選手やスタッフやサポーターは「J2ライセンスを取得できること」を信じて戦い続けるしかないがアウェイの地で好スタートを切った。いくつかピンチの場面が訪れたがチャンスの数でも決定機の数でも秋田が大きく上回ったので順当な勝利と言える。2点目を取ることが出来ずに最後まで安心できるスコアにはならなかったが試合の終盤も攻め込んだので同点に追いつかれる心配はあまりなかったと言える。
オフの補強は申し分ないレベルだった。J3で大きな存在感を発揮した選手がたくさんいるので「主力の大量流出」の危険性はあったが流出と言えるのはDF有薗くらい。その上で即戦力となる可能性が高い選手をたくさんゲットしたので総合力ではJ3の17クラブの中で頭1つ抜けた存在になったが沼津から加入したDF中村亮を3バックの右で起用してきたのはサプライズだった。大胆なコンバートといえる。
「大学2年生の頃まではディフェンダーが本職だった。」という話なので不慣れなポジションというわけではないが沼津時代は右サイドのアタッカーとしてたくさんのチャンスに絡んだ選手である。驚きのコンバートだったがサイズがあって身体能力が高い選手なので問題なくこなせそうな印象。当然、攻め上がったときに大きな仕事が出来る選手なのでDF中村亮のCB起用はなかなか面白いアイディアと言える。
■ 見せ場を作った18才のFW安藤瑞季C大阪U-23は黒星スタートとなったがJ3の本命と言われている秋田相手の1点差負けなので悪い結果とは言えない。先のとおり、灼熱のタイに遠征して戻ってきたばかりの選手が何人もいる極めて難しいシチュエーションだったが同様にメンバーの多くは昨シーズンもC大阪U-23で主力だった選手なのでチームとしての完成度は低くはない。ミスから失点したのは残念だったが内容的にはまずまずだった。

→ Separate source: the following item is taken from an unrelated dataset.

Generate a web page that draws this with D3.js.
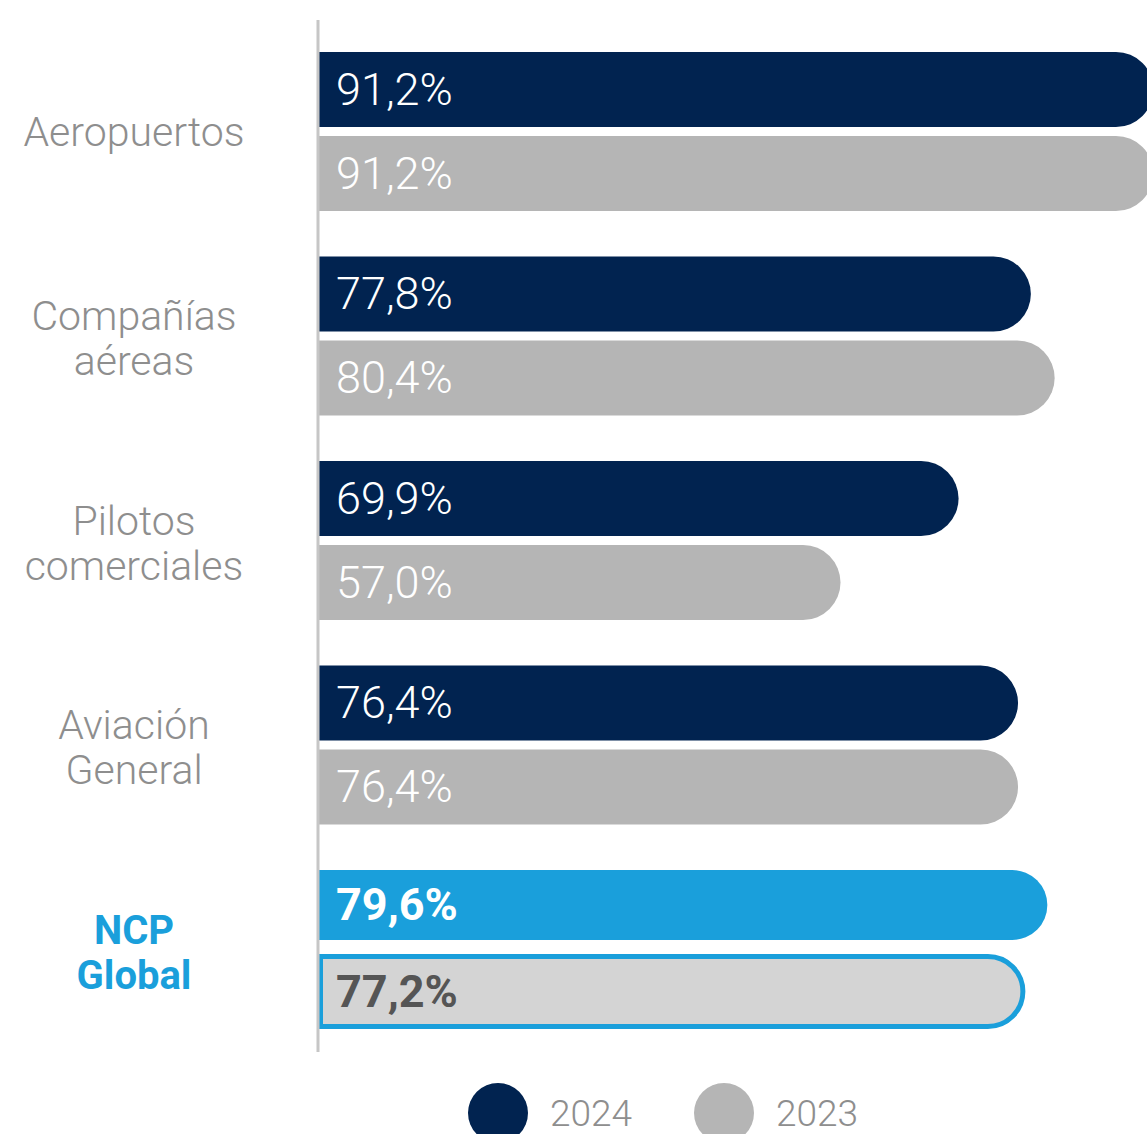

2月下旬に加入が発表されたスペイン人のMFオスマルがJリーグデビューを飾った。192センチの長身で、かつ、左利き。FCソウル時代にはKリーグのベストイレブンに選ばれているほどの実力者であるが高さは圧倒的。左足のパスは正確なので大きな戦力になる可能性は高い。外国人枠の問題を抱えているが普通に考えるとトップチームではCB起用がメインになるだろう。DFマテイ・ヨニッチとコンビを組む可能性が高い。
もう1人の注目は高卒ルーキーのFW安藤瑞だった。タイ帰りなので疲労はあったと思うが後半途中までプレーして幾つか見せ場を作った。パワフルさが最大の武器と言えるが柔らかさも併せ持っているのがFW安藤瑞の魅力と言える。狭いスペースでボールを受けたときも問題なくプレーできるのが大きな武器となる。前半18分と前半46分に惜しいシュートを放ったが問題なくJ3でもやれそうな実力を持っている。